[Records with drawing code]
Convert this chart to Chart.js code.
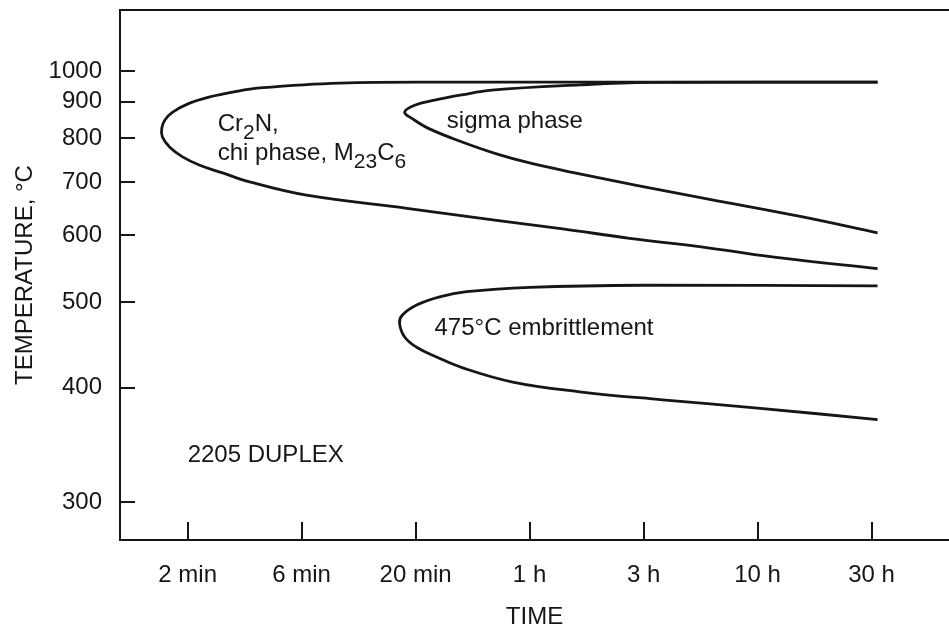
<!DOCTYPE html>
<html>
<head>
<meta charset="utf-8">
<script src="https://cdn.jsdelivr.net/npm/chart.js@4.4.0/dist/chart.umd.min.js"></script>
<style>
html, body { margin: 0; padding: 0; background: #fff; }
</style>
</head>
<body>
<canvas id="ttt" width="949" height="632"></canvas>
<script>
// time axis (minutes), ticks every half decade
var timeTicks = [2, 6.32, 20, 63.2, 200, 632, 2000];
var timeLabels = ['2 min', '6 min', '20 min', '1 h', '3 h', '10 h', '30 h'];
var tempTicks = [300, 400, 500, 600, 700, 800, 900, 1000];

// Cr2N, chi phase, M23C6 curve: upper branch -> nose -> lower branch
var cr2nTime = [2124, 200, 34.5, 9.28, 4.14, 3.15, 2.50, 2.04, 1.72, 1.59, 1.54, 1.55, 1.67, 1.90, 2.26, 2.85, 3.74, 6.65, 18.3, 45.3, 88.3, 173.6, 389.6, 814, 2124];
var cr2nTemp = [962, 962, 962, 959, 943, 930, 915, 896, 870, 848, 826, 803, 778, 755, 736, 719, 700, 673, 648, 626, 611, 595, 579, 563, 547];

// sigma phase curve
var sigmaTime = [2124, 212, 104.8, 43.1, 31.8, 24.2, 19.8, 17.9, 19.4, 23.0, 32.2, 45.3, 63.2, 104.8, 186, 389.6, 997, 2124];
var sigmaTemp = [962, 961, 953, 936, 921, 905, 890, 870, 851, 824, 790, 762, 741, 717, 693, 665, 632, 604];

// 475 C embrittlement curve
var embTime = [2124, 200, 63.2, 33.5, 25.5, 20.2, 17.5, 17.0, 17.9, 20.2, 24.7, 32.2, 53.3, 104.8, 242.4, 632, 2124];
var embTemp = [522, 523, 520, 514, 507, 496, 483, 473, 456, 444, 433, 421, 406, 396, 388, 380, 369];

var ink = '#161616';

// temperature axis is spaced like 1/(T+300)
function toY(T) { return -1e5 / (T + 300); }
function fromY(u) { return -1e5 / u - 300; }

var curves = [[cr2nTime, cr2nTemp], [sigmaTime, sigmaTemp], [embTime, embTemp]];

// text labels inside the plot, anchored at (time, temperature); second item = subscript
var notes = [
    { t: 2.71, T: 818, parts: [['Cr', 0], ['2', 1], ['N,', 0]] },
    { t: 2.71, T: 748, parts: [['chi phase, M', 0], ['23', 1], ['C', 0], ['6', 1]] },
    { t: 27.4, T: 826, parts: [['sigma phase', 0]] },
    { t: 24.2, T: 458, parts: [['475°C embrittlement', 0]] },
    { t: 2, T: 332, parts: [['2205 DUPLEX', 0]] }
];

var fontFamily = '"Liberation Sans", Arial, Helvetica, sans-serif';
Chart.defaults.font.family = fontFamily;

var extras = {
    id: 'extras',
    afterDraw: function (chart) {
        var ctx = chart.ctx, a = chart.chartArea;
        var xs = chart.scales.x, ys = chart.scales.y;
        ctx.save();
        // top frame line
        ctx.strokeStyle = ink;
        ctx.lineWidth = 2;
        ctx.beginPath();
        ctx.moveTo(a.left, a.top);
        ctx.lineTo(a.right, a.top);
        ctx.stroke();
        // notes
        ctx.fillStyle = ink;
        ctx.textBaseline = 'alphabetic';
        ctx.textAlign = 'left';
        notes.forEach(function (n) {
            var x = xs.getPixelForValue(n.t);
            var y = ys.getPixelForValue(toY(n.T));
            n.parts.forEach(function (p) {
                ctx.font = (p[1] ? '21px ' : '24px ') + fontFamily;
                ctx.fillText(p[0], x, y + (p[1] ? 8 : 0));
                x += ctx.measureText(p[0]).width;
            });
        });
        ctx.restore();
    }
};

var ctx = document.getElementById('ttt');
var myChart = new Chart(ctx, {
    type: 'scatter',
    data: {
        datasets: curves.map(function (c) {
            return {
                data: c[0].map(function (t, i) { return { x: t, y: toY(c[1][i]) }; }),
                showLine: true,
                borderColor: ink,
                borderWidth: 2.8,
                tension: 0.4,
                pointRadius: 0,
                fill: false
            };
        })
    },
    options: {
        responsive: false,
        animation: false,
        devicePixelRatio: 1,
        layout: { padding: { top: 10, right: 0, left: 0, bottom: 0 } },
        plugins: {
            legend: { display: false },
            tooltip: { enabled: false }
        },
        scales: {
            x: {
                type: 'logarithmic',
                min: 1.01,
                max: 4370,
                afterBuildTicks: function (s) { s.ticks = timeTicks.map(function (v) { return { value: v }; }); },
                afterFit: function (s) { s.height = 92; s.paddingLeft = 0; s.paddingRight = 0; },
                ticks: {
                    autoSkip: false,
                    maxRotation: 0,
                    padding: 39,
                    color: ink,
                    font: { size: 24 },
                    callback: function (v, i) { return timeLabels[i]; }
                },
                grid: { drawOnChartArea: false, drawTicks: true, tickLength: -18, color: ink, lineWidth: 2 },
                border: { display: true, color: ink, width: 2 },
                title: { display: true, text: 'TIME', color: ink, font: { size: 24 }, padding: 0 }
            },
            y: {
                type: 'linear',
                min: toY(273),
                max: toY(1257),
                afterBuildTicks: function (s) { s.ticks = tempTicks.map(function (T) { return { value: toY(T) }; }); },
                afterFit: function (s) { s.width = 120; s.paddingTop = 0; s.paddingBottom = 0; },
                ticks: {
                    padding: 33,
                    color: ink,
                    font: { size: 24 },
                    callback: function (v) { return String(Math.round(fromY(v))); }
                },
                grid: { drawOnChartArea: false, drawTicks: true, tickLength: -15, color: ink, lineWidth: 2 },
                border: { display: true, color: ink, width: 2 },
                title: { display: true, text: 'TEMPERATURE, °C', color: ink, font: { size: 24 }, padding: { top: 11, bottom: 0 } }
            }
        }
    },
    plugins: [extras]
});
</script>
</body>
</html>
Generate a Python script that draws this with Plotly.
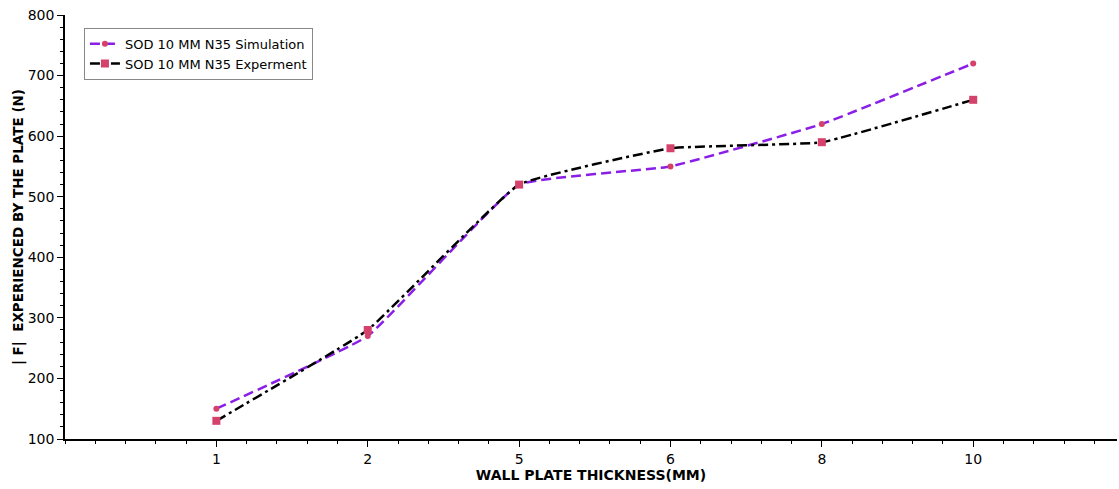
import plotly.graph_objects as go

thickness = ["1", "2", "5", "6", "8", "10"]
sim_force = [150, 270, 520, 550, 620, 720]
exp_force = [130, 280, 520, 580, 590, 660]

xpos = list(range(len(thickness)))
mcol = "#d4426c"

fig = go.Figure()
fig.add_trace(go.Scatter(
    x=xpos, y=sim_force, mode="lines+markers", name="SOD 10 MM N35 Simulation",
    line=dict(color="#8a1ee6", width=2.5, dash="10px,5px", shape="spline", smoothing=0.3),
    marker=dict(symbol="circle", size=6, color=mcol)))
fig.add_trace(go.Scatter(
    x=xpos, y=exp_force, mode="lines+markers", name="SOD 10 MM N35 Experment",
    line=dict(color="black", width=2.5, dash="10px,4px,3px,4px", shape="spline", smoothing=0.3),
    marker=dict(symbol="square", size=8, color=mcol)))

font = "Tahoma, DejaVu Sans, Verdana, sans-serif"
fig.update_layout(
    width=1119, height=489, margin=dict(l=65, r=2, t=15, b=50),
    paper_bgcolor="white", plot_bgcolor="white",
    font=dict(family=font, size=14, color="black"),
    showlegend=True,
    legend=dict(x=0.018, y=0.97, xanchor="left", yanchor="top",
                bgcolor="white", bordercolor="#888888", borderwidth=1,
                font=dict(size=13), tracegroupgap=0, itemwidth=30),
    xaxis=dict(range=[-1, 5.95], tickvals=xpos, ticktext=thickness,
               showgrid=False, zeroline=False, showline=True, linecolor="black",
               linewidth=1.5, ticks="outside", ticklen=6, tickcolor="black",
               minor=dict(dtick=0.2, tick0=-1, ticks="outside", ticklen=3, tickcolor="black"),
               title=dict(text="<b>WALL PLATE THICKNESS(MM)</b>", font=dict(size=14), standoff=4)),
    yaxis=dict(range=[100, 800], dtick=100, showgrid=False, zeroline=False,
               showline=True, linecolor="black", linewidth=1.5,
               ticks="outside", ticklen=6, tickcolor="black",
               minor=dict(dtick=20, ticks="outside", ticklen=3, tickcolor="black"),
               title=dict(text="<b>| F|  EXPERIENCED BY THE PLATE (N)</b>", font=dict(size=13.5), standoff=1)),
)
fig.write_html("out.html")
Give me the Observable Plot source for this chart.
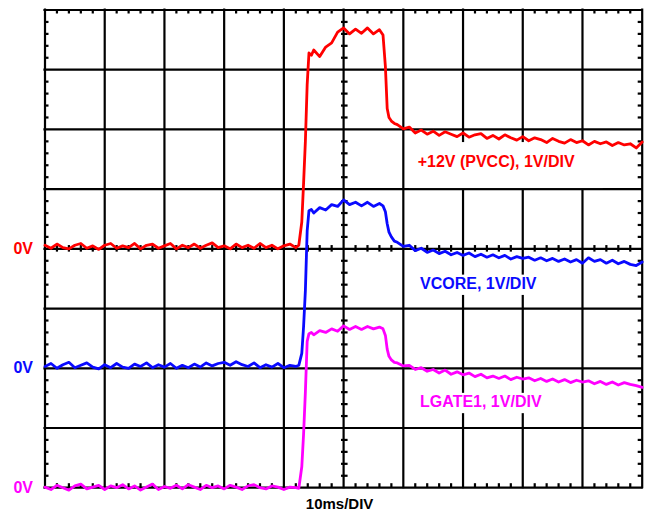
<!DOCTYPE html>
<html>
<head>
<meta charset="utf-8">
<script src="https://cdn.jsdelivr.net/npm/d3@7"></script>
<script src="https://cdn.jsdelivr.net/npm/@observablehq/plot@0.6"></script>
<style>
  html, body { margin: 0; padding: 0; background: #fff; }
  svg { display: block; }
</style>
</head>
<body>
<div id="chart"></div>
<script>
// Sample times (ms), 10 ms/DIV, 10 divisions
const time = [
  0,1,2,3,4,5,6,7,8,9,10,11,12,13,14,15,16,17,18,19,20,21,22,23,24,25,26,27,28,29,30,31,32,33,34,35,36,37,38,39,40,41,42,
  42.5,43,43.3,43.6,43.9,44.2,44.6,
  45,46,47,48,49,50,51,52,53,54,55,56,
  56.6,57,57.3,57.6,58,58.5,
  59,60,61,62,63,64,65,66,67,68,69,70,71,72,73,74,75,76,77,78,79,80,81,82,83,84,85,86,87,88,89,90,91,92,93,94,95,96,97,98,99,100
];

// +12V (PVCC), volts above its own 0V marker (1 V/DIV)
const pvcc = [
  0.06,0.01,0.08,0.02,0.00,0.06,0.09,0.01,0.05,-0.01,
  0.06,0.09,0.01,0.05,0.02,0.09,0.00,0.06,0.08,0.01,
  0.05,0.09,0.00,0.06,0.02,0.08,0.01,0.06,0.10,0.02,
  0.05,0.00,0.08,0.02,0.06,0.01,0.09,0.02,0.06,0.00,
  0.05,0.08,0.02,
  0.06,0.45,1.10,1.80,2.75,3.28,3.24,
  3.33,3.22,3.38,3.45,3.63,3.70,3.60,3.68,3.61,3.70,3.60,3.67,
  3.58,3.05,2.35,2.20,2.14,2.10,
  2.08,2.01,2.04,1.94,1.99,1.92,1.97,1.90,1.96,1.92,1.88,1.94,1.87,1.91,1.93,1.85,1.90,1.84,1.91,1.86,1.82,
  1.88,1.81,1.86,1.83,1.78,1.85,1.80,1.77,1.83,1.78,1.81,1.74,1.80,1.76,1.79,1.73,1.78,1.74,1.76,1.69,1.79
];

// VCORE
const vcore = [
  0.03,0.08,0.00,0.06,0.10,0.01,0.05,0.09,0.02,-0.01,
  0.06,0.01,0.08,0.02,0.00,0.07,0.03,0.09,0.01,0.06,
  0.02,0.08,0.00,0.05,0.01,0.07,0.02,0.09,0.04,0.08,
  0.10,0.05,0.11,0.06,0.03,0.09,0.01,0.06,0.02,0.08,
  0.01,0.05,0.03,
  0.05,0.25,0.70,1.30,2.30,2.64,2.66,
  2.60,2.69,2.65,2.74,2.71,2.82,2.74,2.78,2.72,2.78,2.71,2.76,
  2.72,2.62,2.42,2.28,2.20,2.13,
  2.11,2.04,2.06,1.97,2.01,1.94,1.98,1.92,1.96,1.90,1.94,1.89,1.93,1.87,1.91,1.86,1.90,1.85,1.89,1.83,1.87,
  1.84,1.86,1.81,1.85,1.80,1.84,1.79,1.83,1.78,1.82,1.76,1.85,1.79,1.82,1.76,1.81,1.75,1.79,1.74,1.72,1.78
];

// LGATE1
const lgate1 = [
  0.01,-0.03,0.04,0.00,-0.04,0.03,0.06,-0.02,0.01,0.04,
  -0.03,0.03,0.00,0.05,-0.02,0.03,-0.04,0.01,0.06,-0.03,
  0.02,-0.01,0.04,-0.02,0.05,0.01,-0.03,0.04,0.00,0.03,
  -0.02,0.04,0.01,-0.03,0.03,0.05,0.00,-0.02,0.03,0.01,
  -0.03,0.01,0.00,
  -0.01,0.35,0.90,1.60,2.45,2.58,2.60,
  2.56,2.63,2.60,2.66,2.62,2.71,2.65,2.70,2.65,2.70,2.66,2.69,
  2.66,2.55,2.32,2.20,2.14,2.10,
  2.09,2.04,2.05,1.98,2.01,1.95,1.98,1.92,1.97,1.90,1.94,1.89,1.92,1.86,1.90,1.84,1.87,1.83,1.87,1.81,1.85,
  1.82,1.84,1.79,1.83,1.78,1.82,1.77,1.81,1.76,1.80,1.77,1.79,1.74,1.78,1.73,1.77,1.72,1.76,1.73,1.71,1.68
];

const channelNames = ["+12V (PVCC), 1V/DIV", "VCORE, 1V/DIV", "LGATE1, 1V/DIV"];
const zeroLabel = "0V";
const timebaseLabel = "10ms/DIV";

// display configuration (screen offsets in divisions, label placement, colours)
const channels = [
  {name: channelNames[0], values: pvcc,   offset: 4, color: "#ff0000", lx: 62.4, ly: 5.45, box: [61.0, 93.5, 5.01, 5.78]},
  {name: channelNames[1], values: vcore,  offset: 2, color: "#0a0aff", lx: 62.8, ly: 3.42, box: [61.0, 84.0, 3.22, 3.56]},
  {name: channelNames[2], values: lgate1, offset: 0, color: "#ff00ff", lx: 62.8, ly: 1.43, box: [61.0, 85.0, 1.24, 1.58]}
];

const pxPerDivX = 59.72;
const tickX = 4 / pxPerDivX * 10; // ms
const tickY = 4 / pxPerDivX;      // div

const majorX = d3.range(0, 101, 10);
const majorY = d3.range(0, 9, 1);
const minorX = d3.range(0, 101, 2).filter(t => t % 10 !== 0);
const minorY = d3.range(1, 40).filter(i => i % 5 !== 0).map(i => i / 5);

const grid = {stroke: "#000", strokeWidth: 2.2};
const marks = [
  Plot.ruleX(majorX, {...grid, strokeLinecap: "square"}),
  Plot.ruleY(majorY, {...grid, strokeLinecap: "square"}),
  Plot.ruleX(minorX, {...grid, y1: 8, y2: 8 - tickY}),
  Plot.ruleX(minorX, {...grid, y1: 0, y2: tickY}),
  Plot.ruleX(minorX, {...grid, y1: 4 - 0.055, y2: 4 + 0.055}),
  Plot.ruleY(minorY, {...grid, x1: 0, x2: tickX}),
  Plot.ruleY(minorY, {...grid, x1: 100 - tickX, x2: 100}),
  Plot.ruleY(minorY, {...grid, x1: 50 - 0.35, x2: 50 + 0.75})
];

for (const ch of channels) {
  marks.push(Plot.rect([ch.box], {x1: d => d[0], x2: d => d[1], y1: d => d[2], y2: d => d[3], fill: "#fff"}));
  marks.push(Plot.text([ch], {x: d => d.lx, y: d => d.ly, text: d => d.name, fill: ch.color,
    textAnchor: "start", fontSize: 16, fontWeight: "bold"}));
}
for (const ch of channels) {
  const rows = time.map((t, i) => ({t, v: ch.values[i] + ch.offset}));
  marks.push(Plot.line(rows, {x: "t", y: "v", stroke: ch.color, strokeWidth: 2.8, strokeLinejoin: "round"}));
  marks.push(Plot.text([ch], {x: () => 0, y: d => d.offset, text: () => zeroLabel, fill: ch.color,
    textAnchor: "end", dx: -12, fontSize: 16, fontWeight: "bold"}));
}
marks.push(Plot.text([timebaseLabel], {x: () => 50, y: () => 0, text: d => d, dx: -4, dy: 16,
  fill: "#000", fontSize: 15, fontWeight: "bold"}));

const chart = Plot.plot({
  width: 647,
  height: 510,
  marginLeft: 44.5,
  marginRight: 5.3,
  marginTop: 9.5,
  marginBottom: 22.8,
  x: {domain: [0, 100], axis: null},
  y: {domain: [0, 8], axis: null},
  style: {fontFamily: "'Liberation Sans', Arial, Helvetica, sans-serif", background: "#fff", overflow: "visible"},
  marks
});
document.getElementById("chart").appendChild(chart);
</script>
</body>
</html>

* TO DO
Quote the records above exactly, from the first line through the line containing "sigmaTemp], [embTime, embTemp]];", and leave out the pictures.

* PROBLEM SOLUTION
Convert this chart to Chart.js code.
<!DOCTYPE html>
<html>
<head>
<meta charset="utf-8">
<script src="https://cdn.jsdelivr.net/npm/chart.js@4.4.0/dist/chart.umd.min.js"></script>
<style>
html, body { margin: 0; padding: 0; background: #fff; }
</style>
</head>
<body>
<canvas id="ttt" width="949" height="632"></canvas>
<script>
// time axis (minutes), ticks every half decade
var timeTicks = [2, 6.32, 20, 63.2, 200, 632, 2000];
var timeLabels = ['2 min', '6 min', '20 min', '1 h', '3 h', '10 h', '30 h'];
var tempTicks = [300, 400, 500, 600, 700, 800, 900, 1000];

// Cr2N, chi phase, M23C6 curve: upper branch -> nose -> lower branch
var cr2nTime = [2124, 200, 34.5, 9.28, 4.14, 3.15, 2.50, 2.04, 1.72, 1.59, 1.54, 1.55, 1.67, 1.90, 2.26, 2.85, 3.74, 6.65, 18.3, 45.3, 88.3, 173.6, 389.6, 814, 2124];
var cr2nTemp = [962, 962, 962, 959, 943, 930, 915, 896, 870, 848, 826, 803, 778, 755, 736, 719, 700, 673, 648, 626, 611, 595, 579, 563, 547];

// sigma phase curve
var sigmaTime = [2124, 212, 104.8, 43.1, 31.8, 24.2, 19.8, 17.9, 19.4, 23.0, 32.2, 45.3, 63.2, 104.8, 186, 389.6, 997, 2124];
var sigmaTemp = [962, 961, 953, 936, 921, 905, 890, 870, 851, 824, 790, 762, 741, 717, 693, 665, 632, 604];

// 475 C embrittlement curve
var embTime = [2124, 200, 63.2, 33.5, 25.5, 20.2, 17.5, 17.0, 17.9, 20.2, 24.7, 32.2, 53.3, 104.8, 242.4, 632, 2124];
var embTemp = [522, 523, 520, 514, 507, 496, 483, 473, 456, 444, 433, 421, 406, 396, 388, 380, 369];

var ink = '#161616';

// temperature axis is spaced like 1/(T+300)
function toY(T) { return -1e5 / (T + 300); }
function fromY(u) { return -1e5 / u - 300; }

var curves = [[cr2nTime, cr2nTemp], [sigmaTime, sigmaTemp], [embTime, embTemp]];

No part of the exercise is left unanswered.